Folha - Que tipo de comprometimento?
Bales -
O governo se comprometeu em aumentar os recursos contra escravidão, segundo as pessoas das quais recebo informes.

Folha - No ano passado, houve um aumento significativo de libertação de trabalhadores. Uma questão crucial é saber se a escravidão aumentou ou se o Estado se tornou mais eficiente na fiscalização.
Bales -
Acredito que seja mais o caso de que o governo está fazendo um trabalho melhor. Não acho que haja um aumento do número de pessoas escravizadas. Mas não tenho certeza sobre isso.

Folha - O que pode ser feito em termos de políticas públicas no Brasil?
Bales -
No prefácio que escrevi para o livro "Vidas Roubadas", de Binka Le Breton, propus as seguintes medidas: 1) formar uma força-tarefa nacional contra a escravidão e o tráfico humano, liderada por um chefe enérgico e com poder e recursos; 2) reformar a lei para permitir, em nível federal, processar traficantes e donos de escravos; 3) reformar a lei de forma a permitir que a investigação "siga o dinheiro" para encontrar quem se beneficia das fazendas, minas e carvoarias que usam o trabalho escravo; 4) aumentar o número de equipes especiais de combate ao trabalho forçado para, pelo menos, 20; 5) punir severamente corrupção policial e de funcionários públicos; e 6) deslocar recursos significativos para erradicar a escravidão e preveni-la por meio de educação pública. Esse gasto corresponde a apenas uma fração do que o Brasil perde toda vez que o "New York Times" publica reportagem sobre o uso do trabalho escravo em produtos de exportação.

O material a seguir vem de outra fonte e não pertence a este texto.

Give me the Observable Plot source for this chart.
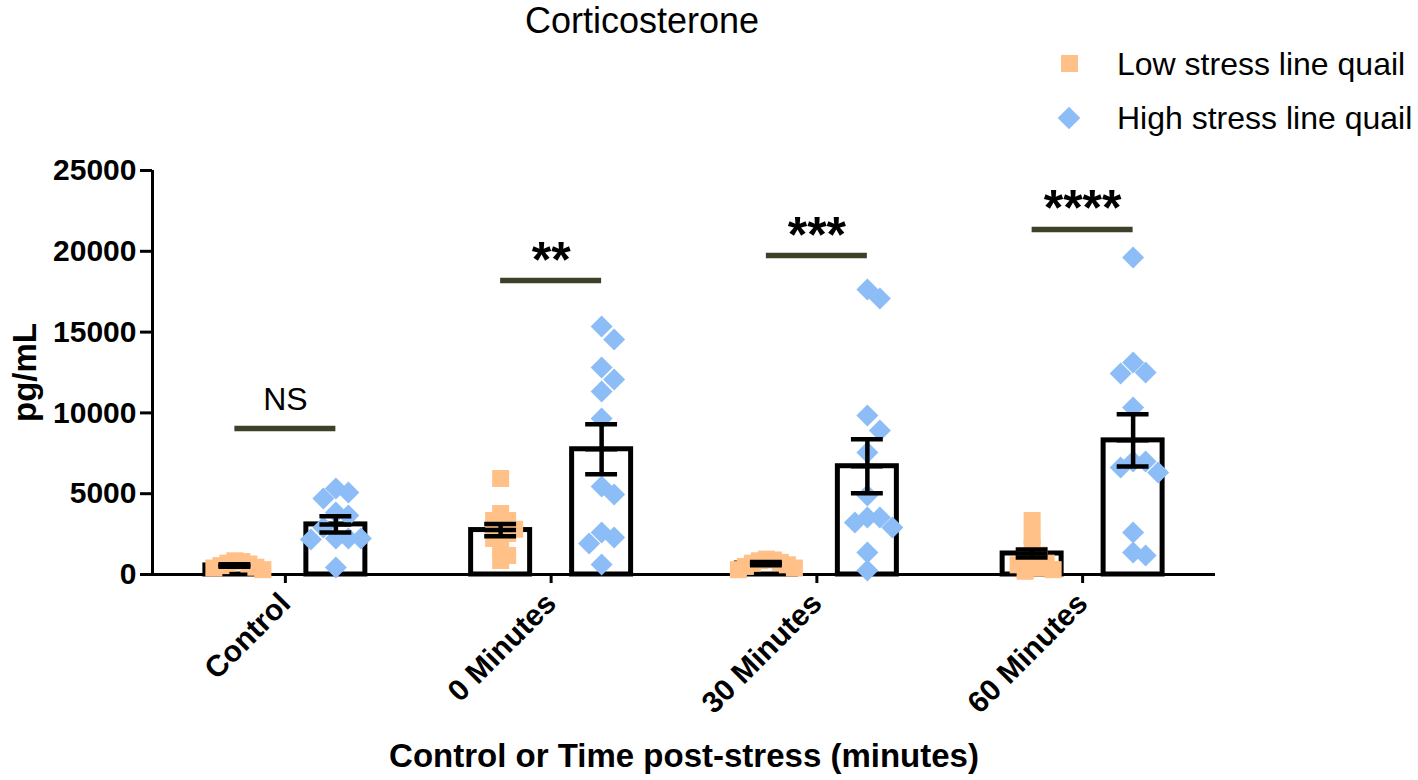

Folha - A maioria dos escravizados é negra. A escravidão no país ainda tem um componente racial determinante?
Bales -
Não exatamente. A realidade é que, hoje, as diferenças de cor provavelmente refletem mais a sua posição econômica. Há brancos que são pobres, vulneráveis e estão desesperados por trabalho a ponto de se verem nessa situação -serão escravizados também. Mas é uma indicação o fato de ser possível ver diferenças na cor refletir no bem-estar econômico dessas parcelas da população.

Folha - Quantos escravos existem no Brasil e no mundo?
Bales -
No mundo, estimo em cerca de 27 milhões de pessoas; no Brasil, em até 200 mil escravos. É um número pouco preciso. Eu falei com várias pessoas que trabalham nessa área no Brasil. Obviamente, é uma atividade criminal, portanto difícil de mensurar. É apenas um número de trabalho, não apostaria minha vida nele.

Folha - Como o sr. chegou a esse número?
Bales -
Nós examinamos diferentes formas de atividade econômica que nós sabemos usar trabalho escravo, como carvoarias, desmatamento, prostituição e outras. Tentamos estimar quantas pessoas devem estar em cada uma dessas áreas. Mas é um número muito difícil para calcular. Em termos de comparação: atualmente, estou calculando o número de pessoas escravizadas nos EUA. E chegamos a algo de 50 mil a 100 mil pessoas.

Folha - Como ocorre a escravidão nos EUA? A maioria é estrangeira?
Bales -
Sim, a maioria foi introduzida no país via tráfico vindo da América Latina, da Ásia, do Leste Europeu e da África. Trabalham na agricultura, como trabalhadores domésticos, em restaurantes, em "sweatshops" [pequenas fábricas] e em prostituição.

Folha - Qual é o país em pior situação hoje?
Bales -
Isso depende de como se olha. Em termos numéricos, é a Índia. Mas é um país com 1 bilhão de pessoas. Há, no entanto, um problema significativo de escravidão, e muitas vezes isso é hereditário. Há famílias que têm sido escravizadas há várias gerações. Mas há escravidão em quase todos os países do mundo. Acredito que todos os países europeus tenham escravidão. Suspeito que todos os sul-americanos tenham escravidão, mas não posso provar isso.

Folha - E proporcionalmente?
Bales -
De novo, os países do sul da Ásia: Paquistão, Nepal e Índia. Provavelmente a Mauritânia tenha a proporção mais alta.

Folha - O sr. acha que a escravidão pode ser eliminada?
Bales -
Vinte e sete milhões de escravos é um número muito pequeno se comparado à população mundial, de mais de 6 bilhões de pessoas. E não precisamos convencer ninguém contra a escravidão nem vencer o argumento econômico, pois se trata de uma atividade ilegal em todos os países. A escravidão pode ser extinta.